The most important idea of this poem is the doctrine of reminiscence. The soul of man comes into this world from heaven where it was living. The birth of a child means the journey of a soul from heaven into this world. But the child is not utterly forgetful of his life in heaven. On the contrary, the child comes here “trailing clouds of glory”; that is, the child is wrapped up in a heavenly light. “Heaven lies about us in our infancy”.
The child’s memories of heavenly life invest the objects of Nature and every common sight with a dream-like splendour. But, as the child grows, he falls more and more under the influences of this earthly life. The attractions and allurements of this material world drive out from the mind all memories of heaven so that the mature man cannot see the dream-like glory which, in his childhood, he saw in the objects of Nature. But even in maturity there are moments in a man’s life when his mind travels back to his childhood and gets vague intimations of immortality from his memories of childhood. Thus the memories of childhood serve as a basis for our belief in the soul’s immortality just as memories of heaven give the child a sense of his immortality.
We may next consider the compensations of maturity. With maturity comes a loss of the divine radiance which the child sees in Nature. But there are compensations for this loss. The inborn human sympathy which never dies in the heart; the soothing thoughts that spring out of human suffering, the belief in a life after death, the habit of reflection which comes with the advance in age—these are the consolations for the loss of divine glory in Nature.
Another important idea in the poem is the contrast between Wordsworth’s attitude to Nature as a child and his attitude to Nature as a grown-up man. As a child he saw a dream-like splendour in Nature. But as a grown-up man he finds Nature constantly reminding him of humanity and the sorrows of humanity.
The poem contains a striking analysis of the child-mind. The child is essentially an actor who imitates every part that he observes and all kinds of human beings including an old man suffering from palsy. A wedding, a funeral, a mourning, a festival, business, love, strife—the child imitates everything he sees. It is imitating the grownups that the child generally becomes part and parcel of the conventional life of this world.
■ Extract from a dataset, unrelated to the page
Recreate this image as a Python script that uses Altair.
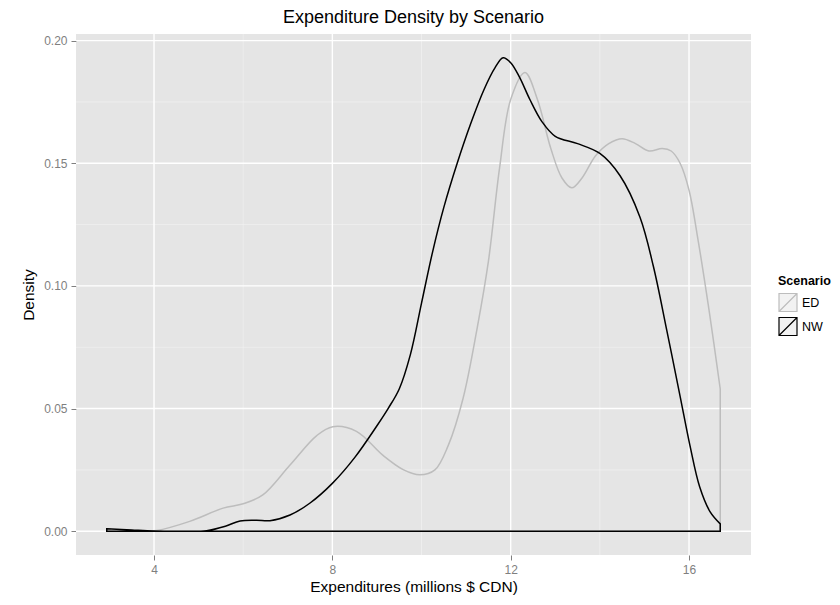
import altair as alt
import pandas as pd

scenario_order = ["ED", "NW"]
scenario_colors = ["#bdbdbd", "#000000"]

ed_x = [2.94, 3.5, 4.06, 4.8, 5.55, 6.0, 6.44, 7.05, 7.65, 8.01, 8.54, 9.13, 9.6,
        9.96, 10.3, 10.6, 10.93, 11.25, 11.5, 11.75, 12.0, 12.32, 12.6, 12.9, 13.15,
        13.37, 13.6, 13.9, 14.2, 14.5, 14.8, 15.1, 15.4, 15.6, 15.8, 16.0, 16.2,
        16.45, 16.70]
ed_density = [0.0, 0.0, 0.0003, 0.004, 0.0094, 0.0112, 0.0148, 0.027, 0.039, 0.0426,
              0.0407, 0.031, 0.025, 0.023, 0.025, 0.035, 0.054, 0.083, 0.110, 0.148,
              0.176, 0.187, 0.176, 0.156, 0.144, 0.140, 0.144, 0.153, 0.158, 0.160,
              0.158, 0.155, 0.156, 0.155, 0.150, 0.139, 0.119, 0.090, 0.058]

nw_x = [2.94, 3.5, 4.0, 4.6, 5.18, 5.6, 5.93, 6.3, 6.6, 7.05, 7.5, 8.0, 8.5,
        9.0, 9.25, 9.5, 9.75, 10.0, 10.25, 10.5, 10.8, 11.1, 11.4, 11.65, 11.83, 12.0,
        12.2, 12.43, 12.7, 13.0, 13.5, 14.0, 14.45, 14.9, 15.2, 15.5, 15.8, 16.02,
        16.24, 16.47, 16.70]
nw_density = [0.001, 0.0005, 0.0001, 0.0, 0.0002, 0.002, 0.0042, 0.0045, 0.0043, 0.0066,
              0.0115, 0.0195, 0.030, 0.043, 0.050, 0.058, 0.072, 0.093, 0.114,
              0.132, 0.150, 0.166, 0.180, 0.189, 0.193, 0.191, 0.185, 0.176, 0.167,
              0.161, 0.158, 0.154, 0.145, 0.128, 0.108, 0.082, 0.055, 0.035, 0.018,
              0.008, 0.003]

x_major = [4, 8, 12, 16]
x_minor = [6, 10, 14]
y_major = [0.0, 0.05, 0.10, 0.15, 0.20]
y_minor = [0.025, 0.075, 0.125, 0.175]

df = pd.concat([
    pd.DataFrame({"Expenditure": ed_x, "Density": ed_density, "Scenario": "ED"}),
    pd.DataFrame({"Expenditure": nw_x, "Density": nw_density, "Scenario": "NW"}),
])

FONT = "Liberation Sans"
xscale = alt.Scale(domain=[2.25, 17.39], nice=False, zero=False)
yscale = alt.Scale(domain=[-0.0097, 0.2027], nice=False, zero=False)

xaxis = alt.Axis(values=x_major, title="Expenditures (millions $ CDN)", grid=False,
                 domain=False, tickSize=5, tickColor="#7f7f7f", tickWidth=1,
                 labelColor="#7f7f7f", labelFontSize=12, labelFont=FONT,
                 labelPadding=4, titleFont=FONT, titleFontSize=15.5,
                 titleFontWeight="normal", titleColor="#000000", titlePadding=4)
yaxis = alt.Axis(values=y_major, format=".2f", title="Density", grid=False,
                 domain=False, tickSize=5, tickColor="#7f7f7f", tickWidth=1,
                 labelColor="#7f7f7f", labelFontSize=12, labelFont=FONT,
                 labelPadding=4, titleFont=FONT, titleFontSize=15.5,
                 titleFontWeight="normal", titleColor="#000000", titlePadding=7)

vminor = alt.Chart(pd.DataFrame({"Expenditure": x_minor})).mark_rule(
    color="#f2f2f2", strokeWidth=0.7).encode(
    x=alt.X("Expenditure:Q", scale=xscale, axis=xaxis))
hminor = alt.Chart(pd.DataFrame({"Density": y_minor})).mark_rule(
    color="#f2f2f2", strokeWidth=0.7).encode(
    y=alt.Y("Density:Q", scale=yscale, axis=yaxis))
vmajor = alt.Chart(pd.DataFrame({"Expenditure": x_major})).mark_rule(
    color="#ffffff", strokeWidth=1.4).encode(
    x=alt.X("Expenditure:Q", scale=xscale, axis=xaxis))
hmajor = alt.Chart(pd.DataFrame({"Density": y_major})).mark_rule(
    color="#ffffff", strokeWidth=1.4).encode(
    y=alt.Y("Density:Q", scale=yscale, axis=yaxis))

area = alt.Chart(df).mark_area(
    interpolate="catmull-rom", fill="#f2f2f2", fillOpacity=0, strokeWidth=1.5
).encode(
    x=alt.X("Expenditure:Q", scale=xscale, axis=xaxis),
    y=alt.Y("Density:Q", scale=yscale, stack=None, axis=yaxis),
    y2=alt.datum(0),
    stroke=alt.Stroke("Scenario:N",
                      scale=alt.Scale(domain=scenario_order, range=scenario_colors),
                      legend=alt.Legend(title="Scenario", orient="none", legendX=702,
                                        legendY=241,
                                        symbolType="M-1,-1H1V1H-1ZM-1,1L1,-1",
                                        symbolSize=324, symbolFillColor="#f2f2f2",
                                        symbolStrokeWidth=1.2, titleFont=FONT,
                                        titleFontSize=12.5, titleFontWeight="bold",
                                        titleColor="#000000", labelFont=FONT,
                                        labelFontSize=12.5, labelColor="#000000",
                                        rowPadding=0, titlePadding=5, labelOffset=4)),
)

chart = alt.layer(vminor, hminor, vmajor, hmajor, area).properties(
    width=675, height=521,
    title=alt.TitleParams("Expenditure Density by Scenario", font=FONT, fontSize=18,
                          fontWeight="normal", color="#000000", anchor="middle", offset=6),
    autosize=alt.AutoSizeParams(type="none"),
    padding={"left": 68, "top": 26, "right": 81, "bottom": 40},
    background="#ffffff",
).configure_view(fill="#e5e5e5", stroke=None)

chart.save("out.html", embed_options={"renderer": "svg", "actions": False})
The child has been glorified and idealized by the poet. The child is regarded as much greater than man. The child is a great philosopher, a blessed seer, a mighty prophet. The reason why Wordsworth lavishes these epithets upon the child is that the child knows certain truths which the grown-ups do not know. The child has vivid memories of heavenly life and is, therefore, very near to God but the grown-up man has travelled far away from God and has forgotten all about his pre-natal existence.